Though it sold like gangbusters, Bush's 1994 debut, Sixteen Stone, was derided by critics as a shameless attempt to polish grunge-rock for the masses. That feedback must have weighed heavily on frontman Gavin Rossdale, because he spent much of his subsequent career vying for critical credibility, working with esteemed engineer Steve Albini on Bush's 1996 follow-up, Razorblade Suitcase, going electronic on Bush's difficult third album, The Science of Things, and starting a band with Helmet's Page Hamilton during Bush's hiatus last decade. After so many failed experiments, it's something of a relief, then, that Bush's new reunion album, The Sea of Memories, is an unabashed grunge-pop album. The record is in many respects the purest sequel to Sixteen Stone the band has ever made, even though it was recorded with only half of the band's original lineup.

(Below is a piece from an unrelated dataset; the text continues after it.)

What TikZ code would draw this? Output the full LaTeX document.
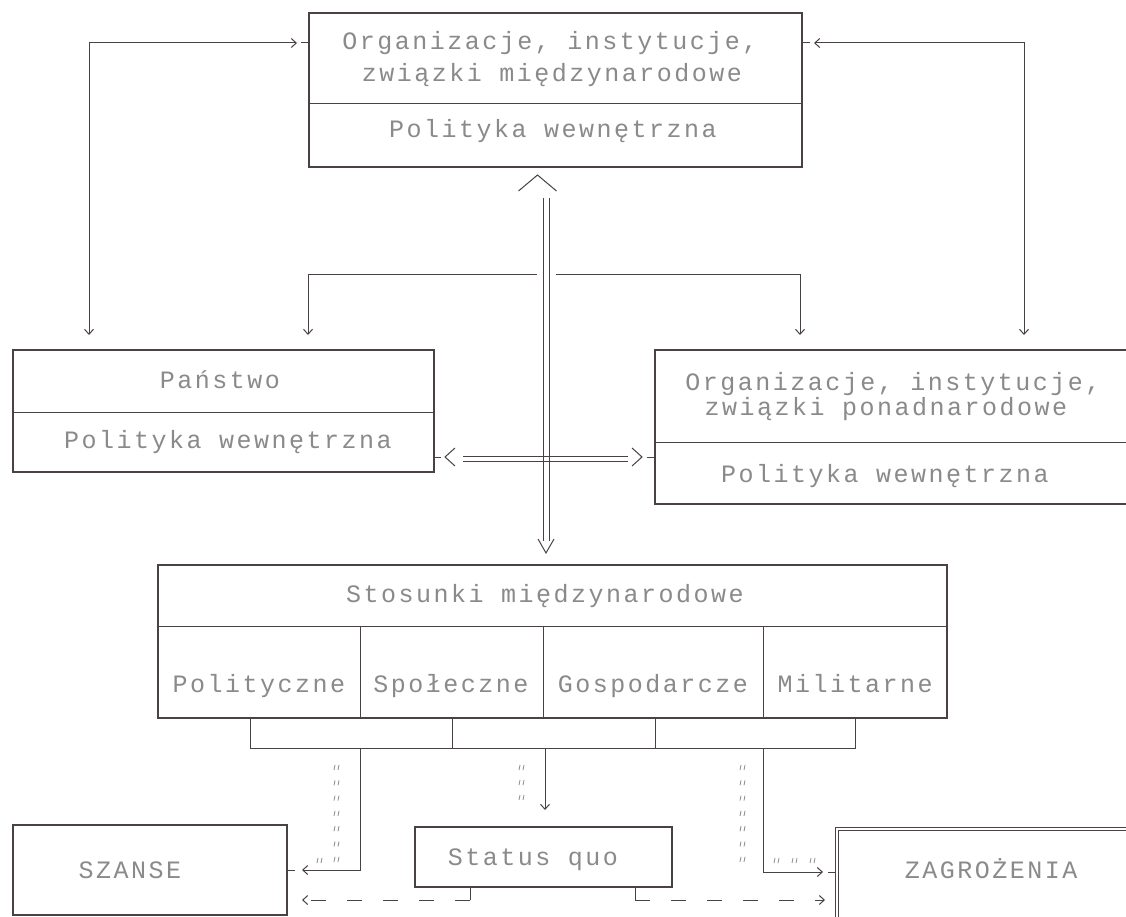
\documentclass[tikz,border=0pt]{standalone}
\usepackage{fontspec}
\newfontfamily\dotfont[LetterSpace=10]{Liberation Mono}
\usetikzlibrary{arrows.meta,calc}
\definecolor{ink}{HTML}{4A4242}
\definecolor{txt}{HTML}{8A8A8A}
\begin{document}
\begin{tikzpicture}[x=1pt,y=-1pt,
  box/.style={draw=ink,line width=1.1pt,anchor=north west,inner sep=0pt,outer sep=0pt},
  lbl/.style={text=txt,font=\dotfont\fontsize{25}{30}\selectfont,inner sep=0pt,anchor=base},
  conn/.style={draw=ink,line width=1pt},
  tip/.style={-{Straight Barb[length=5pt,width=9pt]}},
  tips/.style={{Straight Barb[length=5pt,width=9pt]}-{Straight Barb[length=5pt,width=9pt]}},
  dashconn/.style={conn,dash pattern=on 15pt off 21pt},
  chev/.style={draw=ink,line width=1pt,line join=miter},
  ditto/.style={draw=txt,line width=0.8pt}
]
\fill[white] (0,0) rectangle (1126,917);
\useasboundingbox (0,0) rectangle (1126,917);
\clip (0,0) rectangle (1126,917);

% boxes
\node[box,minimum width=493pt,minimum height=154pt] (top) at (309,13) {};
\node[box,minimum width=421pt,minimum height=122pt] (pan) at (13,350) {};
\node[box,minimum width=490pt,minimum height=154pt] (pon) at (655,350) {};
\node[box,minimum width=789pt,minimum height=153pt] (sto) at (158,565) {};
\node[box,minimum width=274pt,minimum height=90pt] (sza) at (13,825) {};
\node[box,minimum width=257pt,minimum height=60pt] (sq) at (415,827) {};
\node[box,double=white,double distance=2.5pt,line width=1pt,minimum width=320pt,minimum height=110pt] (zag) at (837,829) {};

% dividers
\draw[conn] (top.west |- 0,104) -- (top.east |- 0,104);
\draw[conn] (pan.west |- 0,412) -- (pan.east |- 0,412);
\draw[conn] (pon.west |- 0,442) -- (pon.east |- 0,442);
\draw[conn] (sto.west |- 0,626) -- (sto.east |- 0,626);
\foreach \x in {360,543,763} \draw[conn] (sto.south -| \x,0) -- (\x,626);

% texts
\node[lbl] (t1) at (550,50) {Organizacje, instytucje,};
\node[lbl] (t2) at (552,82) {związki międzynarodowe};
\node[lbl] (t3) at (553,138) {Polityka wewnętrzna};
\node[lbl] (p1) at (220,388) {Państwo};
\node[lbl] (p2) at (228,448) {Polityka wewnętrzna};
\node[lbl] (o1) at (893,390) {Organizacje, instytucje,};
\node[lbl] (o2) at (886,415) {związki ponadnarodowe};
\node[lbl] (o3) at (885,482) {Polityka wewnętrzna};
\node[lbl] (s0) at (545,602) {Stosunki międzynarodowe};
\node[lbl] (c1) at (259,692) {Polityczne};
\node[lbl] (c2) at (451,692) {Społeczne};
\node[lbl] (c3) at (653,692) {Gospodarcze};
\node[lbl] (c4) at (855,692) {Militarne};
\node[lbl] (szt) at (130,878) {SZANSE};
\node[lbl] (sqt) at (533,865) {Status quo};
\node[lbl] (zgt) at (991,878) {ZAGROŻENIA};

% top connectors
\draw[conn,tips,shorten <=15pt,shorten >=12pt] (pan.north -| 89,0) |- (top.west |- 0,43);
\draw[conn] ($(top.west |- 0,43)+(-8,0)$) -- (top.west |- 0,43);
\draw[conn,tips,shorten <=15pt,shorten >=12pt] (pon.north -| 1024,0) |- (top.east |- 0,43);
\draw[conn] ($(top.east |- 0,43)+(8,0)$) -- (top.east |- 0,43);

\coordinate (hl) at (537,274);
\coordinate (hr) at (556,274);
\draw[conn,tip,shorten >=15pt] (hl) -| (pan.north -| 308,0);
\draw[conn,tip,shorten >=15pt] (hr) -| (pon.north -| 800,0);

% central double arrows
\coordinate (vt) at (546,198);
\coordinate (vb) at (546,541);
\draw[conn] ($(vt)+(-3,0)$) -- ($(vb)+(-3,0)$);
\draw[conn] ($(vt)+(3,0)$) -- ($(vb)+(3,0)$);
\draw[chev] ($(vb)+(-8,-2)$) -- ($(vb)+(0,12)$) -- ($(vb)+(8,-2)$);
\draw[chev] ($(top.south)+(-37,24)$) -- ($(top.south)+(-18,8)$) -- ($(top.south)+(1,24)$);

\coordinate (hwl) at (463,459);
\coordinate (hwr) at (628,459);
\draw[conn] ($(hwl)+(0,-2.5)$) -- ($(hwr)+(0,-2.5)$);
\draw[conn] ($(hwl)+(0,2.5)$) -- ($(hwr)+(0,2.5)$);
\draw[chev] (455,448) -- (445,457) -- (455,466);
\draw[conn] (pan.east |- 0,457) -- ++(7,0);
\draw[chev] (632,448) -- (642,457) -- (632,466);
\draw[conn] (pon.west |- 0,457) -- ++(-8,0);

% bracket under Stosunki
\draw[conn] (sto.south -| 250,0) |- (855,748) -- (sto.south -| 855,0);
\draw[conn] (sto.south -| 452,0) -- (452,748);
\draw[conn] (sto.south -| 655,0) -- (655,748);

% outcome connectors
\draw[conn,tip,shorten >=15pt] (360,748) |- (sza.east |- 0,870);
\draw[conn] (sza.east |- 0,870) -- ++(8,0);
\draw[conn,tip,shorten >=17pt] (545,748) -- (sq.north -| 545,0);
\draw[conn,tip,shorten >=14pt] (763,748) |- (zag.west |- 0,872);
\draw[conn] ($(zag.west |- 0,872)+(-2.5,0)$) -- ++(-7,0);

% dashed connectors
\draw[conn] (sq.south -| 470,0) -- (470,900);
\draw[dashconn,tip,shorten >=15pt] (470,900) -- (sza.east |- 0,900);
\draw[conn] (sq.south -| 635,0) -- (635,900);
\draw[dashconn,tip,shorten >=12pt] (635,900) -- (zag.west |- 0,900);

% ditto marks
\foreach \i in {0,...,6} {
  \pgfmathsetmacro\yy{768+\i*15.3}
  \draw[ditto] (335,\yy-3) -- (334,\yy+2) (339,\yy-3) -- (338,\yy+2);
  \draw[ditto] (741,\yy-3) -- (740,\yy+2) (745,\yy-3) -- (744,\yy+2);
}
\foreach \yy in {768,783,798}
  \draw[ditto] (520,\yy-3) -- (519,\yy+2) (524,\yy-3) -- (523,\yy+2);
\foreach \xx in {320,777,795,813}
  \draw[ditto] (\xx-2,858) -- (\xx-3,863) (\xx+2,858) -- (\xx+1,863);
\end{tikzpicture}
\end{document}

Mondo Lucha Variety Show @ Turner Hall Ballroom, 7 p.m.

Turner Hall Ballroom's periodic Mondo Lucha events are among the oddest of the city's homespun traditions, eclectic pairings of Mexican “lucha libre” wrestling, burlesque performances, music and miscellanea. This latest bill features music from John the Savage, an appearance from The Brewcity Bruisers and the debut of the Mondo Lucha Dancers.


Goo Goo Dolls @ The Pabst Theater, 7 p.m.

It's easy to forget that the Goo Goo Dolls were once a punk band with a sound that suggested a heavier update of their heroes, The Replacements. It was a pair of sentimental, acoustic '90s hits—“Name” and its identical cousin “Iris”—that transformed the group into the adultcontemporary softies they are known as. Even that maudlin makeover, though, did little to disguise the darker songwriting of singer/guitarist John Rzeznik, whose lyrics dwelled on themes of addiction and divorce. Last year the band released their ninth album, Something for the Rest of Us, which they recorded with a host of producers, including Butch Vig, John Fields and Rob Cavallo.

Robert Randolph and The Family Band w/ Ha Ha Tonka @ Turner Hall Ballroom, 7:30 p.m.

Drawing from his religious and musical education at the House of God Church in New Jersey, Robert Randolph plays what many African-American Pentecostal churches refer to as “Sacred Steel,” the steel guitar. Though informed by gospel, his music also draws heavily from the electric blues of Stevie Ray Vaughan and Eric Clapton and the loose, jovial spirit of funk. Last year, Randolph released his third studio album, We Walk This Road, which he recorded with producer T-Bone Burnett.